Africa has spent the decades since trying to close that gap. The Organisation of African Unity, and later the African Union, produced a string of ambitious frameworks: the Lagos Plan of Action, the Abuja Treaty, the Science, Technology and Innovation Strategy for Africa, all aimed at building the continent's technological self-reliance. These weren't empty gestures. But Dr Okolo's paper is honest about what's happened since: agreement on paper has consistently outpaced action on the ground. The 2015 African Union Convention on Cyber Security and Personal Data Protection faced years of slow ratification. The 2024 Continental AI Strategy still isn't fully deployed. The pattern holds: Africa agrees on what needs to happen, and then the machinery to actually make it happen moves too slowly to keep up.

Three things from Dr Okolo's paper struck me as the clearest evidence of why this moment is urgent, not theoretical.

First, the ministerial gap. Around the world, countries serious about shaping AI's future have elevated it to the highest levels of government. The UAE appointed the world's first AI minister back in 2017. France and Canada have followed with AI-specific ministerial roles. On the entire African continent, only one country (Rwanda) has a cabinet-level, standalone AI ministry. Everywhere else, AI policy is squeezed into an already-overloaded ICT or digital economy ministry, competing for attention with a dozen other priorities. That's not a small administrative detail. It's the difference between AI having a dedicated advocate at the highest table in government, or being an afterthought on someone else's agenda.

Second, the diplomatic bottleneck. Kenya's Philip Thigo currently holds the distinction of being the only tech envoy on the entire African continent: one person, effectively representing an entire continent's interests in global conversations about technology's future. That's not a criticism of Thigo. It's a statement about how thin Africa's diplomatic bench is on this issue, at the exact moment those conversations are accelerating.

Third, the ratification gap I mentioned above: the space between signing a treaty and it actually having legal teeth at home. This is where continental ambition keeps quietly stalling.

Dr Okolo's prescription is clear: build dedicated, well-resourced offices for AI diplomacy, train specialized negotiators, and either strengthen the African Union's capacity to coordinate on behalf of the continent, or create an AU-level AI office to do it directly.

I agree with all of this. But I think it's incomplete, and this is where I want to push the conversation further.

The African Union isn't broken. It's overextended.

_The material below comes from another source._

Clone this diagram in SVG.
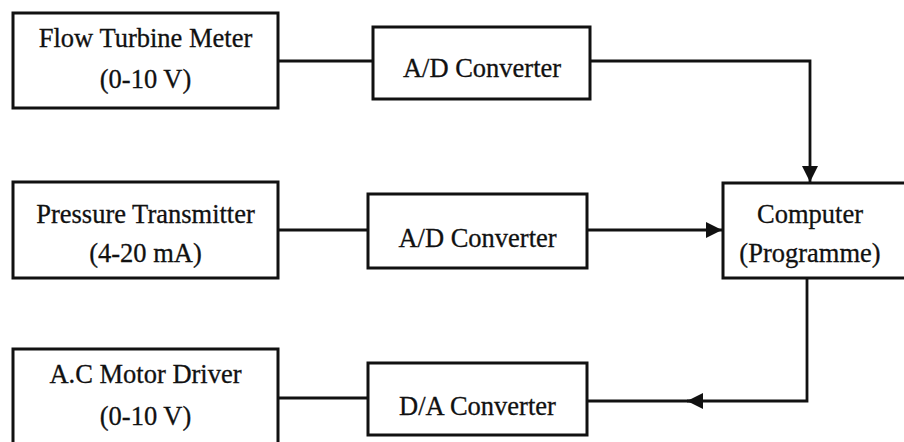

Here's something I've come to believe, drawing on years spent as a program manager, where the single hardest skill isn't technical: it's stakeholder management. Getting fifty-four countries, with genuinely different economies, governments, and priorities, to move in lockstep on anything is one of the most difficult coordination problems in the world. The African Union was a stronger, more decisive institution several years ago than it is today. Some of that is politics. But a lot of it, I suspect, is simply this: consensus-driven, continent-wide coordination is slow by design, and AI is not giving anyone the luxury of time.

Waiting for fifty-four nations to align before Africa shows up at the AI negotiating table isn't caution. It's a forfeit.

So here's my addition to Dr Okolo's argument: while the AU builds out the full infrastructure it needs (and it should, that work matters), Africa should not wait to act. Smaller, faster-moving coalitions of countries that already have real AI infrastructure in place should form now, negotiate now, and secure leverage now, with the explicit intention of folding back into a unified AU position once that infrastructure exists.

This isn't actually a new idea: it's closer to what the Abuja Treaty itself originally envisioned, using regional economic blocs as the fast-moving building blocks of eventual continental integration. The idea was sound in 1994. It simply hasn't been fully realized. AI is the reason to finally realize it.

We already have a live example of what this looks like. Senegal didn't wait for the African Union to build consensus before acting: it became the first African country to join the Global Partnership on Artificial Intelligence (GPAI), securing itself a seat at one of the world's key AI standard-setting bodies while continental infrastructure was still being debated. That's the instinct I'm arguing should become the rule, not the exception.

The criteria for who moves first shouldn't be "biggest economy." It should be AI-readiness: does a country already have a functioning AI strategy or institute, demonstrated diplomatic capacity, and the compute or data infrastructure to back up a seat at the table? By that test, countries like Rwanda, Nigeria, and Egypt look like plausible early movers, not because their economies are the largest, but because they've already built pieces of the infrastructure this moment requires. I want to be clear this is illustrative, not a fixed list: the point is the criteria, not the names.

I'll also name the uncomfortable part of my own proposal, because I think it deserves to be said honestly rather than smoothed over: if a handful of better-resourced countries move ahead as a bloc while the rest of the continent catches up, there's a real risk of recreating, at a continental scale, the exact exclusion Dr Okolo is describing at a global one. Smaller, less-resourced nations could end up being negotiated for by their larger neighbors, the same way Africa has historically been negotiated around by the Global North. That tension doesn't have a clean answer. But naming it honestly is better than pretending speed comes without cost.

Institutions are built by people willing to stay in the room

Wilson White, a Google VP for Global Affairs, wrote recently about a related idea, drawn from a very different context: engineering culture and its comfort operating inside uncertainty. He observed that meaningful progress is rarely built through ideological uniformity; it's built through sustained dialogue across difference, and a willingness to keep showing up at the table even when agreement isn't immediate. It's a fair point, and it applies here too, but I'd add a caveat Africa can't afford to ignore: dialogue only shapes outcomes if you're actually in the room where it's happening. Staying in conversation is necessary. It isn't sufficient if the conversation is happening somewhere you weren't invited.

That's the whole story, really. Not just from a research paper, and not just from a stranger on a flight home from Atlanta. The rules of AI are being written right now, in real time, at a pace that has never once waited for the people it affects most to catch up.

Africa has watched this movie before: in polar science, in ocean exploration, in conservation policy negotiated an ocean away from the animals and the people it claims to protect. The ending doesn't have to repeat itself this time. But it won't change on its own, and it won't change by waiting for permission to be invited in.

The seat has to be taken, not offered.